James Fork of the White: Transformation of an Ozark River. By Leland and Crystal Payton. (Lens & Pens Press, 2017, Pp. 352)
Reviewed by Steve Wiegenstein
Readers of books on Ozarks culture and geography are probably familiar with Leland and Crystal Payton, whose earlier works, Damming the Osage, Mystery of the Irish Wilderness, The Beautiful and Enduring Ozarks, and others, explore elements of the Ozark experience in a reflective and sympathetic though unromanticized manner.

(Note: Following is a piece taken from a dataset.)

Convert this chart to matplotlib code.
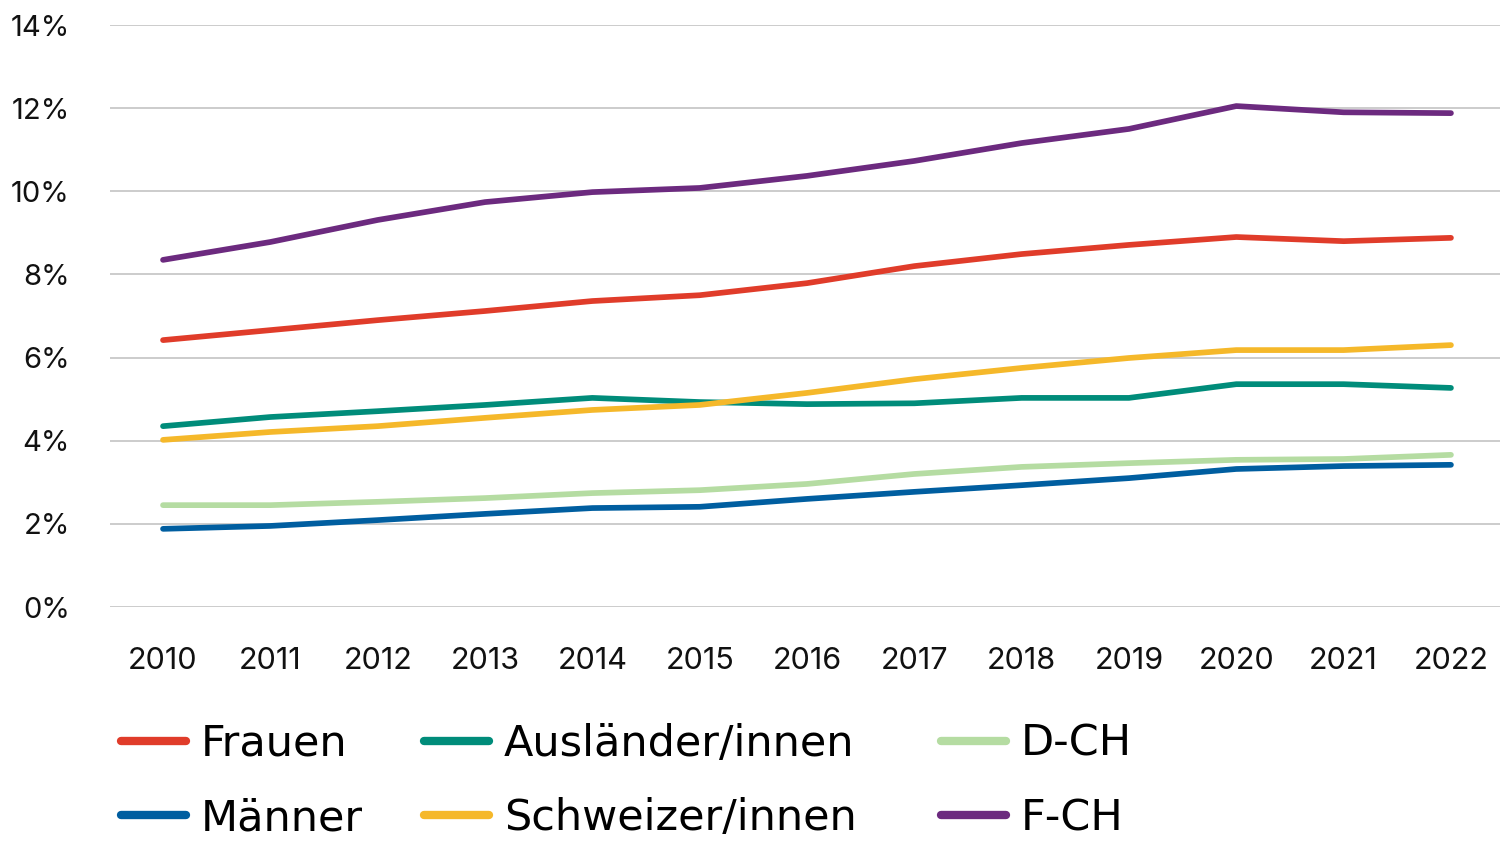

Now the Paytons are out with a new book, James Fork of the White: Transformation of an Ozark River, which treats the James Fork (or James River, depending on your choice of nomenclature) much as Damming the Osage dealt with its river: exploring its culture, its notable inhabitants, its controversies, its geography and hydrology, its history, and ultimately its submersion into a manmade lake, in this case Table Rock Lake, which swallowed up many miles of what had been one of Missouri’s great float streams. The James gets less attention than other Ozarks rivers; it doesn’t have the national recognition of the Buffalo, Current, or Eleven Point, nor the long sinuous might of the Osage. But the stories gathered from along the James, and the variety of its topography as it flows west from near Seymour, skirts the southern edge of Springfield, then abruptly heads south through Galena to its meeting with the lake near Kimberling City, make for a book that should be on the shelf of anyone with an interest in the Ozarks, its streams, or its people.
James Fork of the White is a hefty book, 352 pages with full-color illustrations from start to finish. Many of the illustrations are photographs by Leland Payton, whose work has documented the Ozarks for decades. Payton’s photographic gaze is contemplative, sometimes wry, and often focused on the human artifacts that have marked the landscape over the generations: old bridges, buildings, the remnants of milldams and springhouses, signs, and sometimes (though not insistently) an actual human. The overlook-at-sunset-in-autumn photo is not to be found—or if found, is likely to be a tad off kilter. Just as valuable in the illustrations are the vast numbers of historical images the Paytons have collected, including postcards, maps, clippings, pamphlets, labels, and other ephemera. Taken together, the historic images and the contemporary photographs create a rich visual portrait of the James River watershed.
The text of the book, as with Damming the Osage, consists of brief vignettes about people, incidents, and landscapes within the region, grouped together into chapters that converge on a broader topic: the geography of the region, the upper river, the Springfield section, and the famous float trip stretch from Galena to Branson, for example. Each chapter covers a number of topics within that broad subject area, each typically taking two to four pages before moving on. Like the images, the text covers an immense variety of subjects. There were some I was dimly aware of, some I was familiar with, and many, many that I’d never heard of before. The Paytons, who live in Springfield, have made this river a particular project of documentation, and this book covers everything from forgotten industries and settlements to recent controversies over pollution and development.
I found the saga of the creation of Table Rock Dam and its lake particularly interesting. I suspect I am not alone in assuming that Table Rock originated in the wave of flood control public works projects of the mid-twentieth century, part of the “big dam foolishness” chronicled in Elmer T. Peterson’s book of the same name, but I was surprised to learn that the dam had its roots much farther back. The book details the plans of multiple entrepreneurs to dam the James as early as 1908, plans which were thwarted and resuscitated over the decades as the winds of politics and economics shifted. James Fork of the White treats the creation of Table Rock Lake with evenhanded understanding. The lake has brought immense economic development to Branson and the surrounding area, but that development came at the cost of the permanent inundation of hundreds of miles of valleys, farmland, and settlements. The James Fork’s legendary Galena-to-Branson float, itself a tourist attraction in its own right, was lost to the more mechanized allure of deep flat water, stocked trout, and big bass fishing.
James Fork of the White is a book I will return to again and again, both for the richness of its images and for the variety of its information. For residents of Springfield and the White River valley, and for anyone interested in Ozarks history and culture, this is an indispensable book.
Steve Wiegenstein holds a doctorate in English from the University of Missouri-Columbia, and he has taught at Centenary College of Louisiana, Drury University, Culver-Stockton College, and Western Kentucky University. Wiegenstein’s nonfiction and short fiction have appeared in numerous literary journals and magazines, and he maintains a blog on which he discusses Ozarks-related topics. Wiegenstein’s novels include Slant of Light (2012), This Old World (2014), and The Language of Trees (2017). Slant of Light was an honorable mention for the David J. Langum Historical Fiction Award in 2012, and This Old World was a finalist for the M. M. Bennetts Award for Historical Fiction in 2014.